RECORDS FOR THE EXERCISE =>
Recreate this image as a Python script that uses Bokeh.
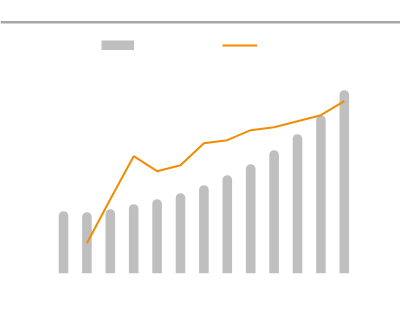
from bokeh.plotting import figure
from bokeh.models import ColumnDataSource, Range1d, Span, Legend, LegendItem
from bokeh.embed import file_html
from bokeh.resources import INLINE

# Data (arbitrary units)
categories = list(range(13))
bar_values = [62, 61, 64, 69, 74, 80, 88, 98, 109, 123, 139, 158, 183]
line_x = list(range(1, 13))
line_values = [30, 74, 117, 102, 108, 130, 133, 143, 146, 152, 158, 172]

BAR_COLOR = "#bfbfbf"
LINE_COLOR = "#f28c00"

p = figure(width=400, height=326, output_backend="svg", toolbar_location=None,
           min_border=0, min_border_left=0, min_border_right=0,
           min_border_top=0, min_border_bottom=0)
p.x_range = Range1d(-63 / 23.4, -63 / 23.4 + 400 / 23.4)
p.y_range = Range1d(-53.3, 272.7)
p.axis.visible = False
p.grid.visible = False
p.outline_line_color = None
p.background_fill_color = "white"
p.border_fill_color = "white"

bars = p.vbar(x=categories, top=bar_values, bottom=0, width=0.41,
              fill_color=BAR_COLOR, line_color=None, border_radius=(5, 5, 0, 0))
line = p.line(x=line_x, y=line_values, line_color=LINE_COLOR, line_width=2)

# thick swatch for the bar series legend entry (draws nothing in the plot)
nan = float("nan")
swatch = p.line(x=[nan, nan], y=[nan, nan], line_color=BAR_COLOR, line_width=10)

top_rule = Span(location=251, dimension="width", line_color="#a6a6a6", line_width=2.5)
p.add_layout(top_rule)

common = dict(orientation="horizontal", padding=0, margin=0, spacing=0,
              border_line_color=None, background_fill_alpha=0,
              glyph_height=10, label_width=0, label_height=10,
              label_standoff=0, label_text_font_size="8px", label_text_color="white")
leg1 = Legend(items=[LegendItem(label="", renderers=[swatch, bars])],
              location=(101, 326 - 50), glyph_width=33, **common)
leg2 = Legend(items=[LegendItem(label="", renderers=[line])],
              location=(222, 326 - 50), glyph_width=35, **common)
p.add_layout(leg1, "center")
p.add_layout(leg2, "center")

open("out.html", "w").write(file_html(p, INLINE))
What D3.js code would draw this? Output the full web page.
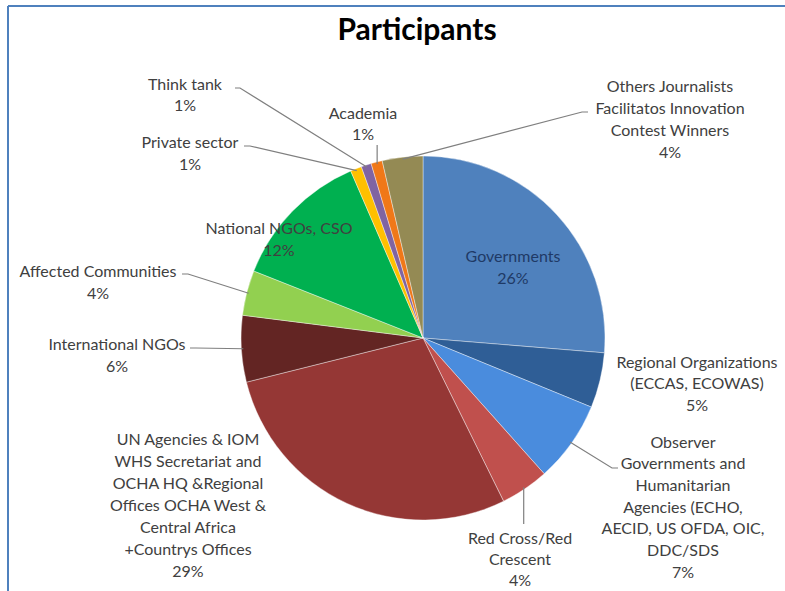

TASK STATEMENT =>
From the entries above, copy each line holding "this".

EXERCISE RESULT =>
Recreate this image as a Python script that uses Bokeh.
What D3.js code would draw this? Output the full web page.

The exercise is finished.